Anza-Borrego Desert State Park, CA

Anza-Borrego
Anza-Borrego Desert State Park

I first heard about the Anza-Borrego Desert State Park through a friend. He told me about this park, famous for miles and miles of dirt roads (five hundred miles to be precise) and close to the Salton Sea. Over the past weekend, I decided to take a short trip and check it out. Anza-Borrego lies Southeast of LA and is a 3 hour drive along the I-15S and CA-79 routes. The drive along CA-79 is very scenic, and in particular while approaching the park along Montezuma Valley Road.

Anza-Borrego Desert State Park

Unlike most other parks, there is no fee to enter Anza-Borrego. The town of Borrego Springs is located within the park and has a few restaurants and a couple of gas stations. The visitor's center lies to the west of the town along Palm Canyon Road. Incidentally, Borrego Springs is the first town in California, where I have come across a traffic roundabout, known as the Christmas Circle.

Anza-Borrego Desert State Park

The park is beautiful and as mentioned earlier, has a lot of dirt roads that lead to incredible vistas. Fonts Point, probably the most prominent viewpoint, provides a good view of the Borrego Badlands and the valley below and can be reached by a four-mile drive on a primitive (read dirt) road. Park rangers advise not to attempt driving on that road without a four-wheel drive vehicle. Coyote Canyon and Palm Canyon offer great hiking and riding trails. Traveling east along the S22, you can see Truckhaven Rocks which are sandstone slabs inclined at an angle. This seems to be a hot tourist destination too and I saw a lot of people taking pictures. I did not have time to check out the Desert Gardens and the Mud Caves.

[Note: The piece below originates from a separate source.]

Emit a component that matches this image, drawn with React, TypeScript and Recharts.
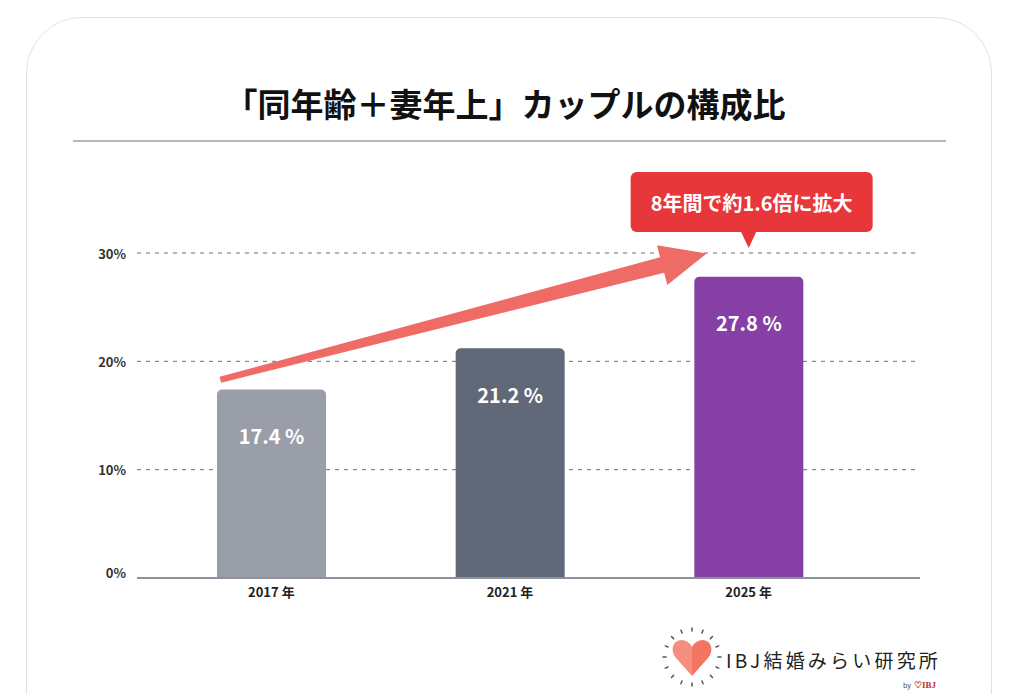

Anza-Borrego Desert State Park

Unfortunately, I traveled in my dinky car and was unable to check out most of the touristy destinations which are only accessible via dirt roads. To really appreciate Anza-Borrego, you would need a 4WD. Anza-Borrego is a picturesque park that deserves to be on your list of travel destinations.

Camping at Anza-Borrego

There are a few campgrounds in Anza-Borrego. I chose to stay at Tamarisk Grove which lies to the south of Borrego Springs. The campground has around 27 sites with restrooms and hot showers. It is one of the better campgrounds I have visited and I really enjoyed my stay there. Reservations for this campground can be made at Reserve America.